If we accept as a premise, a given, no proof required, that Quakers have a role to play in healing the world, helping save it from sin (error) and so on, then the next question is:  what is that role? We should feel at liberty to use reason and logic when addressing this open-ended query.  No "one right answer" is presumed.  Queries are open-ended for a reason.

I saw on the news the other night that polls are showing more fear and distrust, on the part of the American people, of their would-be leadership, than usual.  The people are terrified by this electoral cycle, which looks "off a cliff" almost no matter how we steer it.  That was CBS News, my favorite.  Let me go Google... gad, so many polls about fear, who's got the time?  Anyway, I'd say the thread here helps bring these sentiments to the foreground.

In my lexicon (namespace) what Quakers have been good at over the years, among other things, is "citizen diplomacy" -- long history of that, some great stories.  In that vein, I'm not afraid to pick up the phone and call Putin, shoot the breeze a bit, have a friendly conversation.  Not literally of course, as I don't have his phone number.  More, I'll allude to the many positive Russian-American interactions that already occur, all over the place, such as we find out through this blog post (a Quaker's journal entry):

http://controlroom.blogspot.com/2016/10/stem-for-all-seasons.html

(click on through if you like, through the embedded top tweet, to the article archived @ Math Forum, not by me, about a woman US Army lady who, after learning Russian, hung out on Russian trawlers in the Baltic, getting drunk and translating for a living, living the life of a Russian sailor, why not? -- she's an engineering professor today, and her article is about neuro-plasticity in adulthood i.e. how does a Russian-fluent Army vet turn herself into a STEM guru?).

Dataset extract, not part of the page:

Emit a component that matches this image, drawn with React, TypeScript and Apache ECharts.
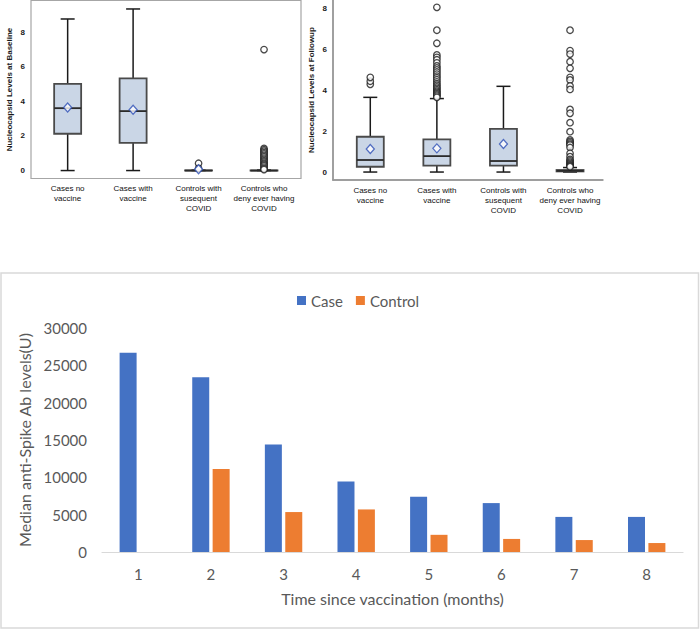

Speaking of neuro-plasticity, I think that's another area in which Quakers have excelled:  education, K-16 and beyond.  Also record-keeping.  Those two together spell "computer science" and as a former IT clerk for my Yearly Meeting, I entertain high hopes that future branches of Quakerism will be known for their IT-prowess.  Makes sense, given the history.

Kirby

Comment by Kirby Urner on 10th mo. 7, 2016 at 7:05pm

Sorry, Bering Sea not Baltic, that's been nagging me: "After leaving the service, I became a translator for the Russians on Soviet trawlers on the Bering Sea".  Just wanting to get my facts straight without re-posting that whole post (not always possible to do such things anyway, as many texts are immutable (in computer classes I put emphasis on mutable vs. immutable data structures)).